Love transcends language barrier

Enkhnasan Chuluunbaatar
CHARLOTTE SQUIRE/FAIRFAX NZ
LIFE IS GOOD: Sheep shearer Enkhnasan Chuluunbaatar (Nasa), with his son Tushinbayar Enkhnasan and wife Zoe Leetch in Golden Bay.
Love bloomed in a Mongolian desert for a Golden Bay woman. Now she and her husband are creating a new life in New Zealand. Charlotte Squire reports.
A Mongolian and Kiwi couple living in Golden Bay have literally created their own love language.
Golden Bay born Zoe Leetch met her future husband Enkhnasan Chuluunbaatar in 2008 on a Mongolian goldmine on the northern edge of the Gobi Desert. The pair, who then worked together on the mine, taught each other English and Mongolian, and eventually created their own unique language blend of the two languages.
These days they live in Golden Bay with their young son Tushinbayar Enkhnasan. Enkhnasan, who is commonly known as Nasa, is now a busy sheep shearer, who came second in the intermediate section of the Golden Bay A&P Show sheep shearing champs.
It took some time for Nasa, who grew up in a family of nomadic herders, to become a Kiwi sheep shearer.
Leetch, who had always had a curiosity about Mongolia thanks to movies such as The Weeping Camel, was working as an artist in Wellington when she was offered an administrative job on the goldmine by a friend of her father's at short notice. She had a weekend to mull it over, and decided she couldn't pass up the opportunity.
"I went over to work at the goldmine, to do admin at the gold site, which included keeping tracks of fuel records. Nasa's job, part of it, was refuelling machines," she said.
Leetch said she was a "a bit of a novelty there" as they'd never had a young Kiwi woman working at the goldmine before.
Nasa had seen foreign women before, but never talked to them. So he thought I would be different, not just a human like him, said Leetch.
On the first night she was there, three people woke up her future husband to tell him a woman with ears that stuck out had come to work at the mine. He eventually went to check out Zoe's ears.
The two ended up working together in the truck and the rest is (quite romantic) history.
Leetch was one of 30 people living at the mine in yurts together, three of whom were Kiwis.
She worked on the mine for four seasons, for seven months of the year. At the end of each season Leetch would go back to Nasa's home, a yurt, to spend time with his nomadic herder family, then she would head back to New Zealand. She says she spent longer and longer with his family.
They were married in 2011 in a Mongolia summer wedding that was attended by Nasa's family and Zoe's twin brother Pax.
Nasa's family were initially surprised that he had married a Kiwi woman, but Nasa said they came to know her and trust her. He said they felt that if their only son was happy, that was good.

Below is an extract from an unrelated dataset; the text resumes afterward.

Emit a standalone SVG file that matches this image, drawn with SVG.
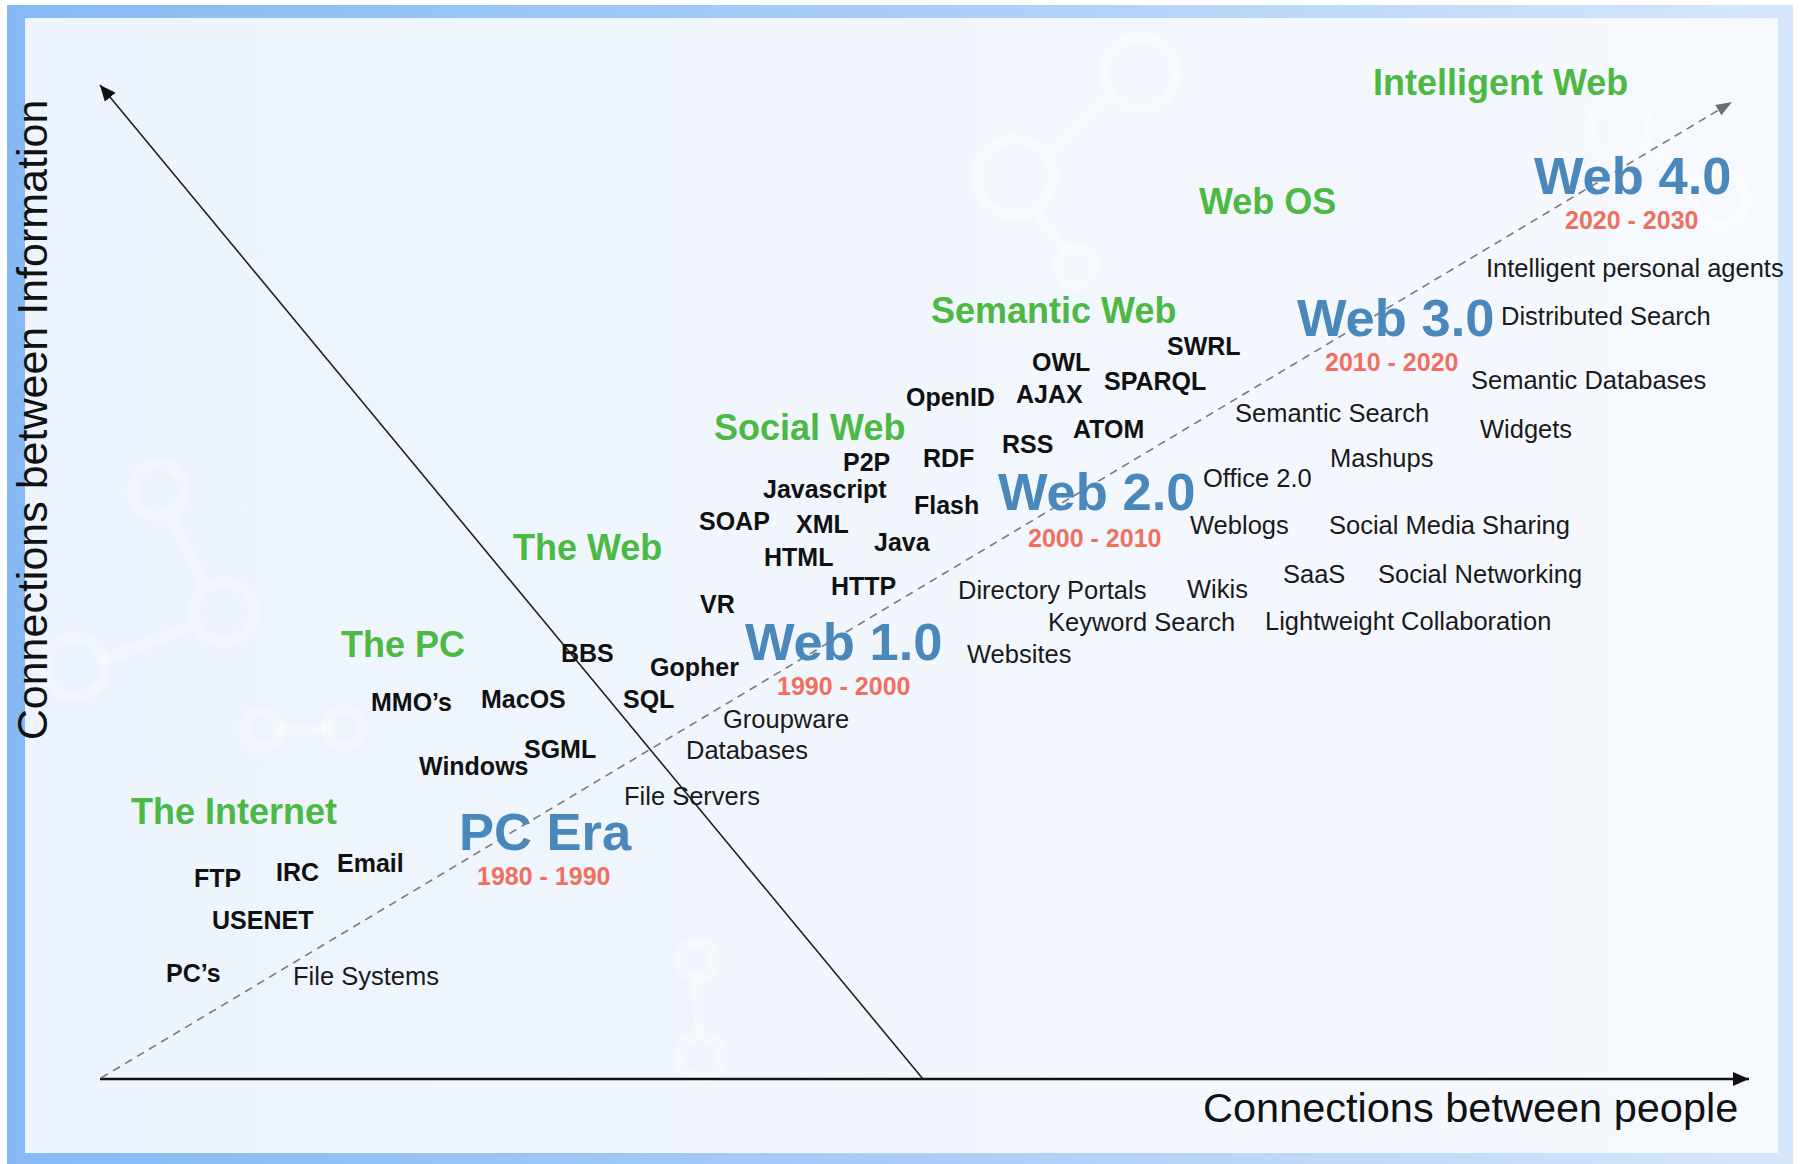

If Nasa was in Mongolia he would be taking over the herd and looking after the family. It's a big thing for his father that Nasa is here, said Leetch.
Right from the start Leetch said she couldn't live in Mongolia long term, though short term it was OK.
"Luckily Nasa was happy to try here," Leetch said.
When the couple came to New Zealand they decided that as Nasa knew animals so well, shearing was something he could do.
In Mongolia herders shear with big scissor like blades, and all the farmers shear their own sheep. So Nasa had shorn his family's sheep, but not with the scale and technique of New Zealand, she said.
When he first came to New Zealand for a three month holiday Nasa learnt to shear from Leetch's father. He also checked out a Kiwi shearing shed and saw men wearing singlets and listening to loud music as they worked, "he thought it was was pretty neat", said Leetch.
At first it was hard to shear using the machine, with its vibrating hand piece and sharp blades, but Nasa said he felt good to see the sheep shorn.
After completing a beginners' shearing course in Christchurch, luckily for the couple, a position opened up in Golden Bay for Nasa to shear on a team, despite the fact that he knew very little English. "The other shearers that Nasa was working with would teach him things every day, and the farmers were really good. Everyone was amazing. They were just fantastic with this foreign guy coming in to learn," said Leetch.
Nasa's a pretty small guy, and to him some sheep in New Zealand are huge, she said.
"Sometimes it's like trying to shear a horse, they lift me up off the ground," said Nasa.
The following summer Zoe said one of the shearers damaged his back, meaning Nasa had to "step up".
He did another, more advanced shearing course in Christchurch.
Nasa says he's slowly getting better and better at shearing sheep. His numbers are improving. He's understanding the shearing better, rather than just doing what he's told. He says he really enjoys it.
Sometimes Nasa misses his Mongolian family, but he says it gets easier. On those days he goes fishing on the Takaka River mouth.
Zoe, Nasa and Tushinbayar went back to Mongolia last year for a visit and may one day return to live there for a short time.